:: Goal ::
Locate the word "this" in the material, then show every line that holds it.

# Start of Dataset records

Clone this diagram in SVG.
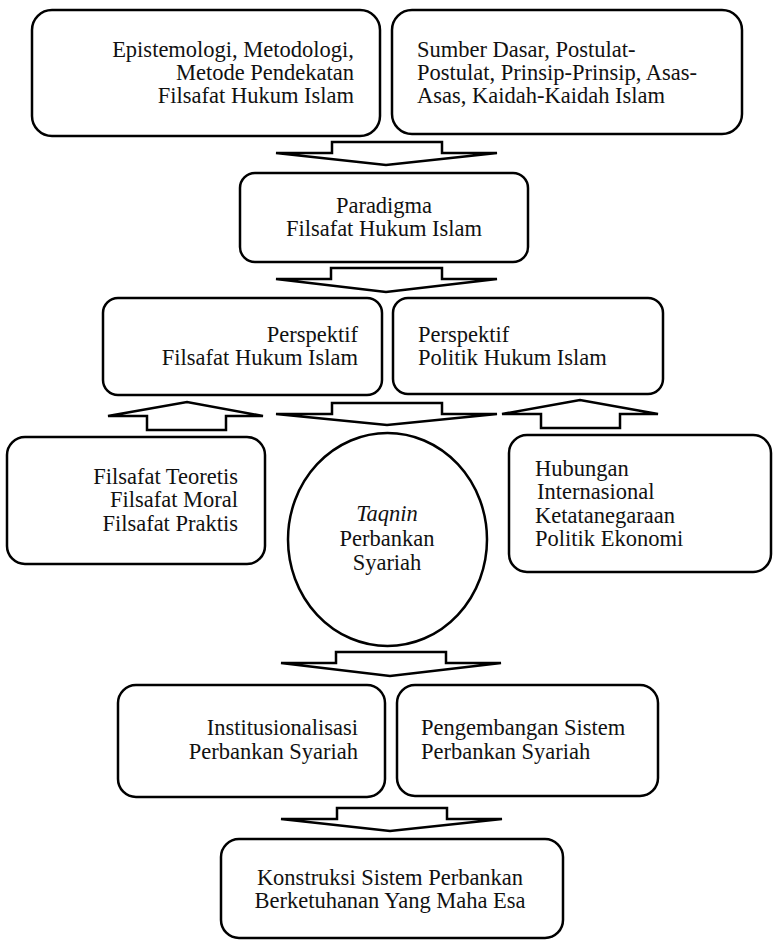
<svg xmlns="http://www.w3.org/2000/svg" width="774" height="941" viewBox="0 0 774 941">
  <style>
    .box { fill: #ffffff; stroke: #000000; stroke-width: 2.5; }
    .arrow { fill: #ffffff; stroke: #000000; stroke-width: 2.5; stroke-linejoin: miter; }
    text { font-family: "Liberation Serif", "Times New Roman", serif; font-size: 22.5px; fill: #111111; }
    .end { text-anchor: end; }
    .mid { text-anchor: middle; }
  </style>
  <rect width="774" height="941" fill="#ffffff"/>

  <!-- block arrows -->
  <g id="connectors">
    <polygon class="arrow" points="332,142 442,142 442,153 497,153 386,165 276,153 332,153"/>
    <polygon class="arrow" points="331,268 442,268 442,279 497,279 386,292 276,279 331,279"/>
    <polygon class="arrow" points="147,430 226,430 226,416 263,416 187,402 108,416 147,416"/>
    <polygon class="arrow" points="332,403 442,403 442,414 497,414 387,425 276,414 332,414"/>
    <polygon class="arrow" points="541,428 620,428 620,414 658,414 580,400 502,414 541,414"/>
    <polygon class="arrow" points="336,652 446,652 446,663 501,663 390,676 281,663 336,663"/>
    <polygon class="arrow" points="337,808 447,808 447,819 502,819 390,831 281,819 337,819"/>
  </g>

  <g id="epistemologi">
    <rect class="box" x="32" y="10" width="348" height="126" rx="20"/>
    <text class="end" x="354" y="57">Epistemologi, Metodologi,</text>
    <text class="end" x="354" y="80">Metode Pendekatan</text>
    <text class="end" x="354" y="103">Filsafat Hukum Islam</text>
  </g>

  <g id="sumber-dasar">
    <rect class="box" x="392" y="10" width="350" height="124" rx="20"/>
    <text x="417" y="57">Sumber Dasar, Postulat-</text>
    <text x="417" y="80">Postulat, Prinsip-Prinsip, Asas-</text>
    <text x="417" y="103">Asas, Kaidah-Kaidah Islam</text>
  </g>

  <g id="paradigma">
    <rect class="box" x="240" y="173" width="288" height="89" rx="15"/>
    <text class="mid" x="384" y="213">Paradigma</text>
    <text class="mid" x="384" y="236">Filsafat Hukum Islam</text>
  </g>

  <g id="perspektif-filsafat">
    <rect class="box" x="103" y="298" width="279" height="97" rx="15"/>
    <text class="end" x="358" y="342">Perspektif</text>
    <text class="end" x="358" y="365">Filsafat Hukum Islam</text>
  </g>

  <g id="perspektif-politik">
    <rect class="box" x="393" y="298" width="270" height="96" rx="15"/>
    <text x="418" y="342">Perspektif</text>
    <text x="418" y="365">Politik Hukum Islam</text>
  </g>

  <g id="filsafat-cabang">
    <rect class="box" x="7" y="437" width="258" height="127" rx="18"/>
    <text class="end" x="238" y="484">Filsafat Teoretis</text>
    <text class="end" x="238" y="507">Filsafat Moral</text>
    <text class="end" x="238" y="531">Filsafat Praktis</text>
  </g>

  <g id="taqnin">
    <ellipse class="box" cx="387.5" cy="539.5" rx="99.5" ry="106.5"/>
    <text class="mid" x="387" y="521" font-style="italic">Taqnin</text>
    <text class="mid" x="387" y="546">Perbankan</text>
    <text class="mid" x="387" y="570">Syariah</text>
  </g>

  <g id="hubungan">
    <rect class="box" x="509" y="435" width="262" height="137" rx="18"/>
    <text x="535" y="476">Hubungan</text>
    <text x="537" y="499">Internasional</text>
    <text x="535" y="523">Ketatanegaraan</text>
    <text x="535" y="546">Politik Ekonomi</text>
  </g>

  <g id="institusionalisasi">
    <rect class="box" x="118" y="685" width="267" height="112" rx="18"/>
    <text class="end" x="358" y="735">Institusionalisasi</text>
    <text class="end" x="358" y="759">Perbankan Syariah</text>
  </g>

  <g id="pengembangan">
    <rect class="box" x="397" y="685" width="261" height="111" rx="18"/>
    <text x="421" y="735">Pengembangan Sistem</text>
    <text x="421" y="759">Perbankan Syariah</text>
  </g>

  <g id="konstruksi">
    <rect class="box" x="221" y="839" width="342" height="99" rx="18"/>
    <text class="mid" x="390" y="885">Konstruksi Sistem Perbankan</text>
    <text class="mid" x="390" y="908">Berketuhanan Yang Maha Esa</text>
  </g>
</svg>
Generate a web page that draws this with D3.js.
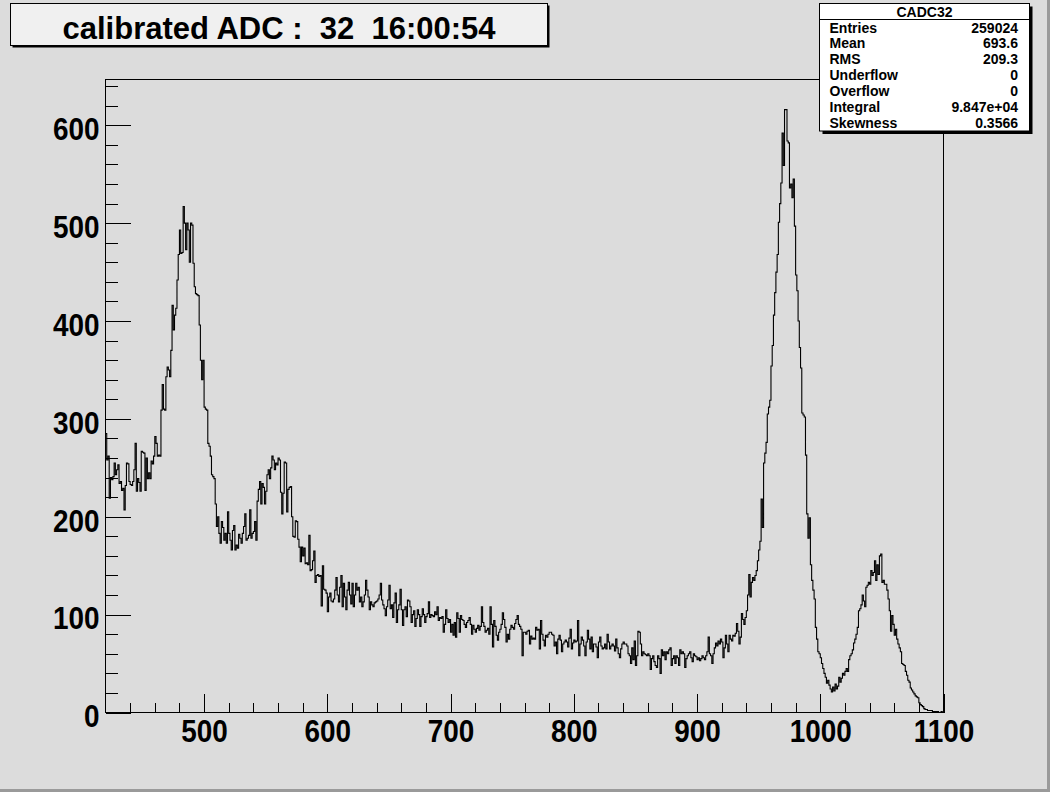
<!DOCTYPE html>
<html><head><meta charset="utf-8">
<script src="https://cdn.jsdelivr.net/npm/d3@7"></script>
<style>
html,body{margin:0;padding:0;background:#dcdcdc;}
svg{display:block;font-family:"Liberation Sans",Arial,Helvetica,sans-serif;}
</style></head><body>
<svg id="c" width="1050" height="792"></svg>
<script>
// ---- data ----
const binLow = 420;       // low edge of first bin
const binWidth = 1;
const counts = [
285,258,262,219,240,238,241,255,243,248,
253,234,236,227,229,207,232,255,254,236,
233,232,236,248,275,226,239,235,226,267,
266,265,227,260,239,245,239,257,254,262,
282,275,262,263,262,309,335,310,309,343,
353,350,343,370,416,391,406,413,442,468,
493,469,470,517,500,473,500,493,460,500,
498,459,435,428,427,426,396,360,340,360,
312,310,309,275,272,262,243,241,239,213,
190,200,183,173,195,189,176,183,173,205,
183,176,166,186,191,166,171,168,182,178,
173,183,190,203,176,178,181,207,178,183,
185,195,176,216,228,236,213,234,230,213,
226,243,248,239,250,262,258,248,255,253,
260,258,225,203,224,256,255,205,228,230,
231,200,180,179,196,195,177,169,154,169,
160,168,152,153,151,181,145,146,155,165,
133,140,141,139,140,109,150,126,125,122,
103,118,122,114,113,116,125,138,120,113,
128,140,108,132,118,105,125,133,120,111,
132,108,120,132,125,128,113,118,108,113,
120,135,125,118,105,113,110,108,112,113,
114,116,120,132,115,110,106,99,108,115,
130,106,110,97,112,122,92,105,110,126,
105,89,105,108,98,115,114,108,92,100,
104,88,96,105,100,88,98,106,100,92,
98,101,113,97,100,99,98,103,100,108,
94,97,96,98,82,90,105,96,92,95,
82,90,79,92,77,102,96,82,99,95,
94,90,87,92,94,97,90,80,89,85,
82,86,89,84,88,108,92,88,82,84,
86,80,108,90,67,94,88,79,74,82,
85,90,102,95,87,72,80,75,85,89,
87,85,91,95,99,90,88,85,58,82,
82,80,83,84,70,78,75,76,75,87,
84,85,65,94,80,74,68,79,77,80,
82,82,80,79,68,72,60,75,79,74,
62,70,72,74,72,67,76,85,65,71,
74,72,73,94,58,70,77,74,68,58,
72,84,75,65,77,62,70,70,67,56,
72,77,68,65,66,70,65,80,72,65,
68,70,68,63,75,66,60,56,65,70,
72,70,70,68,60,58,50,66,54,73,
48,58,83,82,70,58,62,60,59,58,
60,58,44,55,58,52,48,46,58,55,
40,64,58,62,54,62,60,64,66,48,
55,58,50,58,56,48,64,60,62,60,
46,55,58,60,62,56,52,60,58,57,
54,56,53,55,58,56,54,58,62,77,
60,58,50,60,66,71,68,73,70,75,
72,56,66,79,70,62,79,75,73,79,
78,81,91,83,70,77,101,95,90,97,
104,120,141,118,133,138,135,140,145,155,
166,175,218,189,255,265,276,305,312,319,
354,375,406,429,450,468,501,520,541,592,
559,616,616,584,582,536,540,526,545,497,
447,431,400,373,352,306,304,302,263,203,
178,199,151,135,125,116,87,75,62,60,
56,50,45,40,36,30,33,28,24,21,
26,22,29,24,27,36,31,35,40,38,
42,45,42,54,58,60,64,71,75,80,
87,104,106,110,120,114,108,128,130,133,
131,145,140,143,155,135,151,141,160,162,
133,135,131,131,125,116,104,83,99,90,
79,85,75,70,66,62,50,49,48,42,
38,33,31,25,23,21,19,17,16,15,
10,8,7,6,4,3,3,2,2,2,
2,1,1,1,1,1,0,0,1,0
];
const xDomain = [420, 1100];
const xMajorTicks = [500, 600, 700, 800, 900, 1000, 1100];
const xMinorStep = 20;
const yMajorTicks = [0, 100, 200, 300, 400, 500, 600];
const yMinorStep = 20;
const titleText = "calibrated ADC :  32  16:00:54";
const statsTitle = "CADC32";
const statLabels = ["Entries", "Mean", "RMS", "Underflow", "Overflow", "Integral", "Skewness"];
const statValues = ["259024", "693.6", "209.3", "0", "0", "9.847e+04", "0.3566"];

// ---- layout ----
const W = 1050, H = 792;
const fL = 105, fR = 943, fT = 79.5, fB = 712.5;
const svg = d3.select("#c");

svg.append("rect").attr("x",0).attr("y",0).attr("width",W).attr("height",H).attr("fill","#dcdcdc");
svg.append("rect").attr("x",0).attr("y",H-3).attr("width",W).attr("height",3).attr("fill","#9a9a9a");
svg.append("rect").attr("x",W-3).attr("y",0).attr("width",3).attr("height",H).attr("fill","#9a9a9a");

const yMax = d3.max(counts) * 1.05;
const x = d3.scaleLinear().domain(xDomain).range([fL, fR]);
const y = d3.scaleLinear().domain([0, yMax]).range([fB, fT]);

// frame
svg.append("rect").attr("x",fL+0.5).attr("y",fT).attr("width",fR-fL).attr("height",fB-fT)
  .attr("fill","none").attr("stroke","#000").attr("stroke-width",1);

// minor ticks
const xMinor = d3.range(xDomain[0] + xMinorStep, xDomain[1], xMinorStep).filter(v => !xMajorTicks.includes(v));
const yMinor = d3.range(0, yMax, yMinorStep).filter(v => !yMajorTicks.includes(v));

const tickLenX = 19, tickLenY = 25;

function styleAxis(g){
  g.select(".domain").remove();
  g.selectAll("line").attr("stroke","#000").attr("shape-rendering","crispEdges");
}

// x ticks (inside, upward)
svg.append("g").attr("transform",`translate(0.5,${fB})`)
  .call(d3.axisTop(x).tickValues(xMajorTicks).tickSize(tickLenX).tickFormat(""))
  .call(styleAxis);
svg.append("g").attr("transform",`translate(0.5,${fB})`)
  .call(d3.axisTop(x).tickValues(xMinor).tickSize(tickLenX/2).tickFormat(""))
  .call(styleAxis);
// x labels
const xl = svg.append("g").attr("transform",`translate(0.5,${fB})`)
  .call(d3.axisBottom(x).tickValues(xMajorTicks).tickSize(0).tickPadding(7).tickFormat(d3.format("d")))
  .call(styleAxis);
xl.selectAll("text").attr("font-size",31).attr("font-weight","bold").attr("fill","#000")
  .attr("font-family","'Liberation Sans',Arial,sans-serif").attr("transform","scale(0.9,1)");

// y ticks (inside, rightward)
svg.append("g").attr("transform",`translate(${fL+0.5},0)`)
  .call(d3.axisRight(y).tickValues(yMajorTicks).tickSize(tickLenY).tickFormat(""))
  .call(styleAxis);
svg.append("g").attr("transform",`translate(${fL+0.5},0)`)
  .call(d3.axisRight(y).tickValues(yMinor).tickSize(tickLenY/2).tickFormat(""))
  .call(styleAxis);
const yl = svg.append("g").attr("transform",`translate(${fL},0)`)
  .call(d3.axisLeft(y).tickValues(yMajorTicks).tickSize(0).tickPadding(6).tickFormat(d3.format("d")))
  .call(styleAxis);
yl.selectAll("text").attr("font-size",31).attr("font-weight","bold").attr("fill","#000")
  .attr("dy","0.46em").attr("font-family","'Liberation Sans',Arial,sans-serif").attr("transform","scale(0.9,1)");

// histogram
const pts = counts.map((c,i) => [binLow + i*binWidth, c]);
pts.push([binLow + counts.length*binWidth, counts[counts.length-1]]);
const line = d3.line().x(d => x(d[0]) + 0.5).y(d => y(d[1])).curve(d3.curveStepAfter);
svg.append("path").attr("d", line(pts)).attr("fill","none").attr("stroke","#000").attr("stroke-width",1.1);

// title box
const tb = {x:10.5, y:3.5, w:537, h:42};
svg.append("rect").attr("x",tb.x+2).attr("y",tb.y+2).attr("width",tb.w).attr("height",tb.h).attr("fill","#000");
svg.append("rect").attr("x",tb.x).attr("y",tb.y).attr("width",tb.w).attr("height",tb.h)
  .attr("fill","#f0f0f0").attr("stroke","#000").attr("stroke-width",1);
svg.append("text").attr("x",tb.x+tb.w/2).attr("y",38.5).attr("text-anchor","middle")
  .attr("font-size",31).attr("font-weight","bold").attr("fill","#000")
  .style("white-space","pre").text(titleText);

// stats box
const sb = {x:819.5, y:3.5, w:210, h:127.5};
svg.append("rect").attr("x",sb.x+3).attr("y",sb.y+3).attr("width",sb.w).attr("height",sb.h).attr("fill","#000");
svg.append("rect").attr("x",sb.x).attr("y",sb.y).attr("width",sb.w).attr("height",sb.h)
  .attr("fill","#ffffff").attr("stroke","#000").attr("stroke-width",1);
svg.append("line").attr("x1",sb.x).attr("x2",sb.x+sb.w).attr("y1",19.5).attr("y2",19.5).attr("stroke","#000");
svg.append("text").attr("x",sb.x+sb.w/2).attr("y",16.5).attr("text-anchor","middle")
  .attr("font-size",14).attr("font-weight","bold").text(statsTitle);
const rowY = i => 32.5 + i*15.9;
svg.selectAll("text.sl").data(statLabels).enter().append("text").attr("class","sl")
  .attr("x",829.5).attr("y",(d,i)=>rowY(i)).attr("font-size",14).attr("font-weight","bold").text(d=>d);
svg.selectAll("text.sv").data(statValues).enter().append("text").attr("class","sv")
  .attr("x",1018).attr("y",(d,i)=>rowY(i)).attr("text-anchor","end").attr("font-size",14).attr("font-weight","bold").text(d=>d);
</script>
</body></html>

# End of Dataset records

:: Problem solution ::
Clone this diagram in SVG.
Generate a web page that draws this with D3.js.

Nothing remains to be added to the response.